Material provided:
** Start **

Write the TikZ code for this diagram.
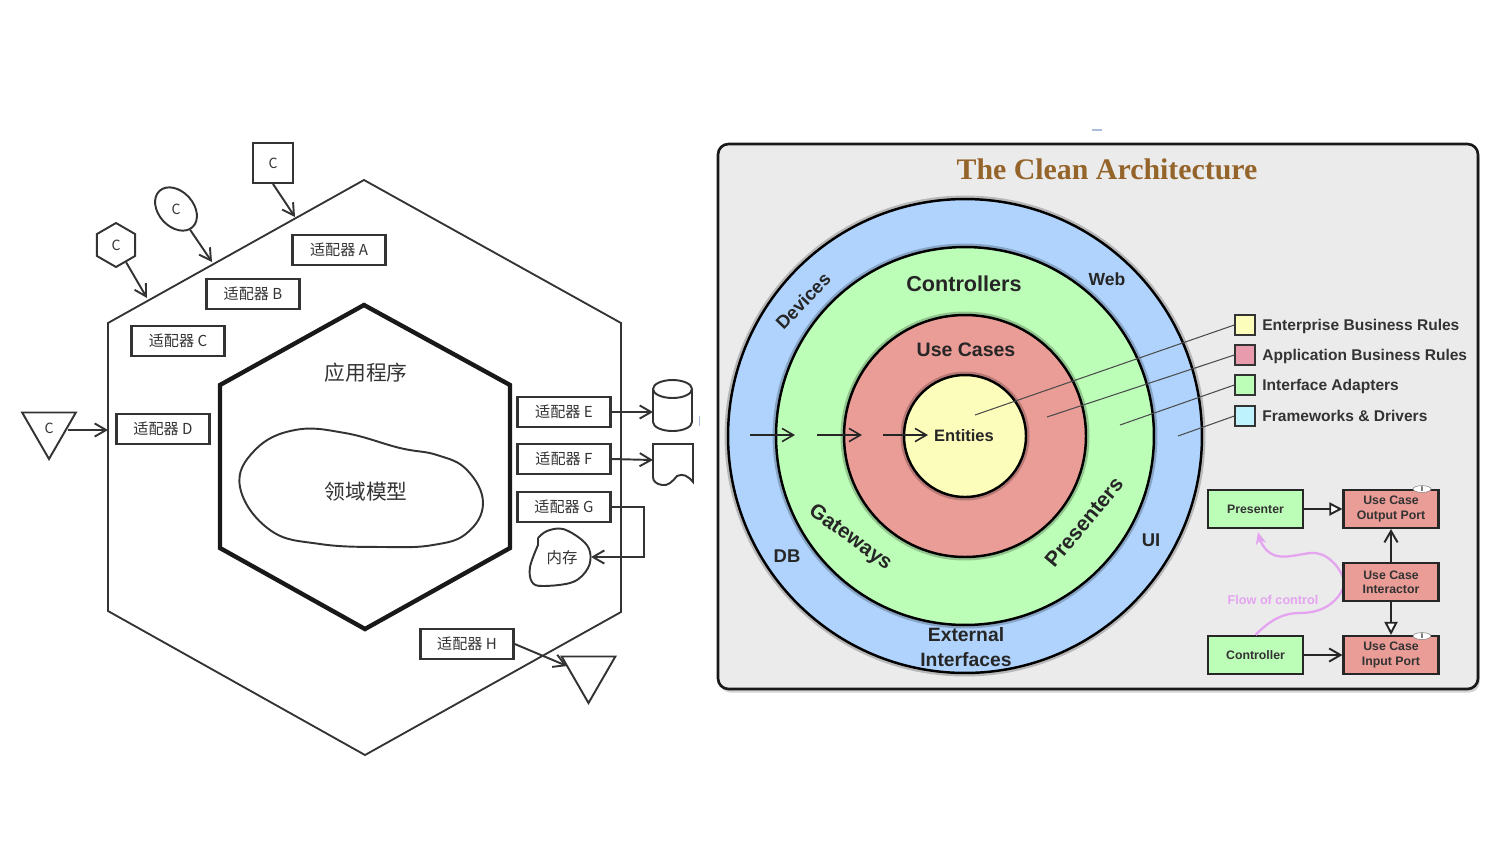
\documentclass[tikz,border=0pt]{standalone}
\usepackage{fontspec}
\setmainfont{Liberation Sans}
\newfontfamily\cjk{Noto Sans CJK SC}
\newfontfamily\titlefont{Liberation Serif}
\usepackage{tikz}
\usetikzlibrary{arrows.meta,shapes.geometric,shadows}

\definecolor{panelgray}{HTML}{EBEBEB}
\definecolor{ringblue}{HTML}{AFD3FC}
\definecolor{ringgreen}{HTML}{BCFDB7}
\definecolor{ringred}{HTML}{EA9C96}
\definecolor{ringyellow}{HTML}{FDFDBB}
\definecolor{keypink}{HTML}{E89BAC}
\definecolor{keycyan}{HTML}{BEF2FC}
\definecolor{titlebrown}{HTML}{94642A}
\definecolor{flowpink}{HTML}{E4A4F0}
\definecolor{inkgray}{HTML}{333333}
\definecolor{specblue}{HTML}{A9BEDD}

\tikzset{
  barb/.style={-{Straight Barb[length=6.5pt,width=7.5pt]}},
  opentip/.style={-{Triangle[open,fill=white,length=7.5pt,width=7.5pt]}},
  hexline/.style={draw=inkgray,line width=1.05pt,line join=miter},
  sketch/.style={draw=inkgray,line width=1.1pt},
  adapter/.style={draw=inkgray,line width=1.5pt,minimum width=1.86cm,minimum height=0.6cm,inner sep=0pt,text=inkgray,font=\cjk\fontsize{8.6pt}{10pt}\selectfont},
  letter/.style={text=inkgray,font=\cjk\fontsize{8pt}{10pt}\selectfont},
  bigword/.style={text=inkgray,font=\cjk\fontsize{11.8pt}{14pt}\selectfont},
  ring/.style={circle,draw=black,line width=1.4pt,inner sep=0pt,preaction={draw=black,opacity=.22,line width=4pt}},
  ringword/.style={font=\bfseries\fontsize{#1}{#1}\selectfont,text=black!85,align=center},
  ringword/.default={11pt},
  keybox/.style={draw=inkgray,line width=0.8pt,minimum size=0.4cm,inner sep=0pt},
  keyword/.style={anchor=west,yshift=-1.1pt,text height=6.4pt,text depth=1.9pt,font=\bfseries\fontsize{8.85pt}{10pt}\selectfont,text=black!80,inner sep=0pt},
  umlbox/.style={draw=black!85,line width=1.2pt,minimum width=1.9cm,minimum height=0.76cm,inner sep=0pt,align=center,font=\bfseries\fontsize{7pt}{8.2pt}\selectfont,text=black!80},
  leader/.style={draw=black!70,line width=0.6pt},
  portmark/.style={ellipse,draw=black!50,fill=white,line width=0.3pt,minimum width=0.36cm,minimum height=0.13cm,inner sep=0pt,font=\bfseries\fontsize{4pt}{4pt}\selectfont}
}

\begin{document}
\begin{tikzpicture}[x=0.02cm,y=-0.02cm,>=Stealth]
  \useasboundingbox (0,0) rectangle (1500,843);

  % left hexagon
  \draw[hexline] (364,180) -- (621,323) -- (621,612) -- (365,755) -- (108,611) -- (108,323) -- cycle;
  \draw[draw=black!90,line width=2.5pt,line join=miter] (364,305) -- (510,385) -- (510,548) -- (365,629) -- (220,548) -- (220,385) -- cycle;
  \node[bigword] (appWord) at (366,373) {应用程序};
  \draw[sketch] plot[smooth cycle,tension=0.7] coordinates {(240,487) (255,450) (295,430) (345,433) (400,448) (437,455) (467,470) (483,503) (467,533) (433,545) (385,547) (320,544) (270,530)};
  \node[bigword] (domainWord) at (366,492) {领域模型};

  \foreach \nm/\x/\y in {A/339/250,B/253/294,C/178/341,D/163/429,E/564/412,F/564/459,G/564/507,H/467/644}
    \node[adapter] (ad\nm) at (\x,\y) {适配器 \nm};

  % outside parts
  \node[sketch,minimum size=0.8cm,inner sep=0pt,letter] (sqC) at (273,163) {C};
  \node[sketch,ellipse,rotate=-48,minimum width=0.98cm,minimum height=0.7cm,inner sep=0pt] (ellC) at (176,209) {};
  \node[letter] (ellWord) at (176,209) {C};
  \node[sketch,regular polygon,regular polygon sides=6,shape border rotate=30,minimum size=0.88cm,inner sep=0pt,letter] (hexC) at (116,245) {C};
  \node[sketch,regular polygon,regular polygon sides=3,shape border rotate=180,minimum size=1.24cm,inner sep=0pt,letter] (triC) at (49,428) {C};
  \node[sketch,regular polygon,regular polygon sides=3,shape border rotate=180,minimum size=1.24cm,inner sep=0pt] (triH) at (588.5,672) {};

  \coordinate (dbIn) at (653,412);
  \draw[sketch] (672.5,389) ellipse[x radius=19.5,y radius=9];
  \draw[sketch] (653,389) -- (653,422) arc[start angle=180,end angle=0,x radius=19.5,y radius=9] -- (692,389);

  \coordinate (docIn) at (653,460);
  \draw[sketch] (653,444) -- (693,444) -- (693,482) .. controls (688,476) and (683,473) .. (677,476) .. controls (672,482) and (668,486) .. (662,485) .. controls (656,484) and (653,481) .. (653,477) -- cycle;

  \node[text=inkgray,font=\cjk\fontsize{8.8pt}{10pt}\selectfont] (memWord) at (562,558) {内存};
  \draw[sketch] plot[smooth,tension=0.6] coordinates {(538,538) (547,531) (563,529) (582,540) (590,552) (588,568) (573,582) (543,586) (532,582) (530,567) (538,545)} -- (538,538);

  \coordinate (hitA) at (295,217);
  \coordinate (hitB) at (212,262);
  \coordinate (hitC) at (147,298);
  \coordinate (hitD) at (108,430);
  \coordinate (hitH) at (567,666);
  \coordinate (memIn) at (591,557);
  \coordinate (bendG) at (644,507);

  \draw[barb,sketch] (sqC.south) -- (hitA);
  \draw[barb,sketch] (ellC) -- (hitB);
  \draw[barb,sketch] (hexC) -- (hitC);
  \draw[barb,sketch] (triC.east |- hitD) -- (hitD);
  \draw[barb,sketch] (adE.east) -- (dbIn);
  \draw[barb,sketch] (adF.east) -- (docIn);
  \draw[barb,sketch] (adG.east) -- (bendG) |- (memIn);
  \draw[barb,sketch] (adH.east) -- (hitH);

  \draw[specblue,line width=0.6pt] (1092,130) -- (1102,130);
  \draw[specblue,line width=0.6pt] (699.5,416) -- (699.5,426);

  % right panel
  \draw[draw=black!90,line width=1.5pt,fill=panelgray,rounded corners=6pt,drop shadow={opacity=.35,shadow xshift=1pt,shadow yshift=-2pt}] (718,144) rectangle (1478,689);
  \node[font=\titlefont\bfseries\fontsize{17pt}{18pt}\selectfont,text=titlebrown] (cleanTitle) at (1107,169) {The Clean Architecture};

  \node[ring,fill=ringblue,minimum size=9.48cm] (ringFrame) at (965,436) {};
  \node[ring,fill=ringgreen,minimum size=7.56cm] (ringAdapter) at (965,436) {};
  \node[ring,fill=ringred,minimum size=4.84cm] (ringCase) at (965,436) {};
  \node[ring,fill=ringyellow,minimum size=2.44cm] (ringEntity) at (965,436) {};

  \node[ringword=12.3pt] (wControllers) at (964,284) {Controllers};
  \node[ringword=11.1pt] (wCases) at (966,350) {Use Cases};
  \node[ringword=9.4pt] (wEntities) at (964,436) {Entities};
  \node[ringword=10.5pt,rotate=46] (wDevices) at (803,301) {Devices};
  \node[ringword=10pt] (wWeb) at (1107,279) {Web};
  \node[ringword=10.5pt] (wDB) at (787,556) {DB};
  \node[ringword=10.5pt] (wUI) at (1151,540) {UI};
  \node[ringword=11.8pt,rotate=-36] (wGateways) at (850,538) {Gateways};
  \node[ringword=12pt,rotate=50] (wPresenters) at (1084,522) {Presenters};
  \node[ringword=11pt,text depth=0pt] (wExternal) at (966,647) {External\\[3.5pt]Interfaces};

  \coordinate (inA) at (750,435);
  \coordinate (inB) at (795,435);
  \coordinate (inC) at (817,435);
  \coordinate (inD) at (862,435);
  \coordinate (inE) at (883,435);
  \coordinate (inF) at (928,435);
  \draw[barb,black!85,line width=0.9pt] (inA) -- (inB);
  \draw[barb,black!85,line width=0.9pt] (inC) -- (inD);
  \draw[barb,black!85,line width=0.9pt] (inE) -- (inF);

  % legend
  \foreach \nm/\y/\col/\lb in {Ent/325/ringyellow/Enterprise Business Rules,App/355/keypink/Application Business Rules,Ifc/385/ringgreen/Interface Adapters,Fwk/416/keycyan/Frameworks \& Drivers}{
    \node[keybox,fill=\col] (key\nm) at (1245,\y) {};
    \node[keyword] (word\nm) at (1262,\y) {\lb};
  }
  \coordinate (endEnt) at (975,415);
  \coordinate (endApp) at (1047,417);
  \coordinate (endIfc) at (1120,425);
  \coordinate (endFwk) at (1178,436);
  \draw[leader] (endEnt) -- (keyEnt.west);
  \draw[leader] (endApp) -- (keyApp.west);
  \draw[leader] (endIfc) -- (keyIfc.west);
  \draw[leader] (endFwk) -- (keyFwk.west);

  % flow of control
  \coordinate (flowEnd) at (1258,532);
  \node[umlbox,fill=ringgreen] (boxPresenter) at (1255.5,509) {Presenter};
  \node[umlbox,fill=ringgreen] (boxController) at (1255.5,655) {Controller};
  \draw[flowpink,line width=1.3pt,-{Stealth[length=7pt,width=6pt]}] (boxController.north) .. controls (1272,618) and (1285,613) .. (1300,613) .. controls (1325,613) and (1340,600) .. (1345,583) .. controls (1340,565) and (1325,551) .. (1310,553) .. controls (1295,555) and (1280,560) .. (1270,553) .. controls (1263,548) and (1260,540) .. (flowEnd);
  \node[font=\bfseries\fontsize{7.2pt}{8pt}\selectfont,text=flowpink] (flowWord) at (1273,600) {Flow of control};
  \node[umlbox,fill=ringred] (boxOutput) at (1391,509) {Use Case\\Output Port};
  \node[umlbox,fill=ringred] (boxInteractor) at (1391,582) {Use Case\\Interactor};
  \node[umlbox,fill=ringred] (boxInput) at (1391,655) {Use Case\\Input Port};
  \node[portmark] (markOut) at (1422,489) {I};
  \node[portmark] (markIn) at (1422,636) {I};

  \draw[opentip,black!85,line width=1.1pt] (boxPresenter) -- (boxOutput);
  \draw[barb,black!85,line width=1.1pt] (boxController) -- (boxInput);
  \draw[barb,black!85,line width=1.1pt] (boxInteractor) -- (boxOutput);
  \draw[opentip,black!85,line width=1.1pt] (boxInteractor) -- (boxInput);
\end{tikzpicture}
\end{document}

** End **

Without the pictures, return the listing above from its first line through the line that has "(0,0) rectangle (1500,843);".

Write the TikZ code for this diagram.
\documentclass[tikz,border=0pt]{standalone}
\usepackage{fontspec}
\setmainfont{Liberation Sans}
\newfontfamily\cjk{Noto Sans CJK SC}
\newfontfamily\titlefont{Liberation Serif}
\usepackage{tikz}
\usetikzlibrary{arrows.meta,shapes.geometric,shadows}

\definecolor{panelgray}{HTML}{EBEBEB}
\definecolor{ringblue}{HTML}{AFD3FC}
\definecolor{ringgreen}{HTML}{BCFDB7}
\definecolor{ringred}{HTML}{EA9C96}
\definecolor{ringyellow}{HTML}{FDFDBB}
\definecolor{keypink}{HTML}{E89BAC}
\definecolor{keycyan}{HTML}{BEF2FC}
\definecolor{titlebrown}{HTML}{94642A}
\definecolor{flowpink}{HTML}{E4A4F0}
\definecolor{inkgray}{HTML}{333333}
\definecolor{specblue}{HTML}{A9BEDD}

\tikzset{
  barb/.style={-{Straight Barb[length=6.5pt,width=7.5pt]}},
  opentip/.style={-{Triangle[open,fill=white,length=7.5pt,width=7.5pt]}},
  hexline/.style={draw=inkgray,line width=1.05pt,line join=miter},
  sketch/.style={draw=inkgray,line width=1.1pt},
  adapter/.style={draw=inkgray,line width=1.5pt,minimum width=1.86cm,minimum height=0.6cm,inner sep=0pt,text=inkgray,font=\cjk\fontsize{8.6pt}{10pt}\selectfont},
  letter/.style={text=inkgray,font=\cjk\fontsize{8pt}{10pt}\selectfont},
  bigword/.style={text=inkgray,font=\cjk\fontsize{11.8pt}{14pt}\selectfont},
  ring/.style={circle,draw=black,line width=1.4pt,inner sep=0pt,preaction={draw=black,opacity=.22,line width=4pt}},
  ringword/.style={font=\bfseries\fontsize{#1}{#1}\selectfont,text=black!85,align=center},
  ringword/.default={11pt},
  keybox/.style={draw=inkgray,line width=0.8pt,minimum size=0.4cm,inner sep=0pt},
  keyword/.style={anchor=west,yshift=-1.1pt,text height=6.4pt,text depth=1.9pt,font=\bfseries\fontsize{8.85pt}{10pt}\selectfont,text=black!80,inner sep=0pt},
  umlbox/.style={draw=black!85,line width=1.2pt,minimum width=1.9cm,minimum height=0.76cm,inner sep=0pt,align=center,font=\bfseries\fontsize{7pt}{8.2pt}\selectfont,text=black!80},
  leader/.style={draw=black!70,line width=0.6pt},
  portmark/.style={ellipse,draw=black!50,fill=white,line width=0.3pt,minimum width=0.36cm,minimum height=0.13cm,inner sep=0pt,font=\bfseries\fontsize{4pt}{4pt}\selectfont}
}

\begin{document}
\begin{tikzpicture}[x=0.02cm,y=-0.02cm,>=Stealth]
  \useasboundingbox (0,0) rectangle (1500,843);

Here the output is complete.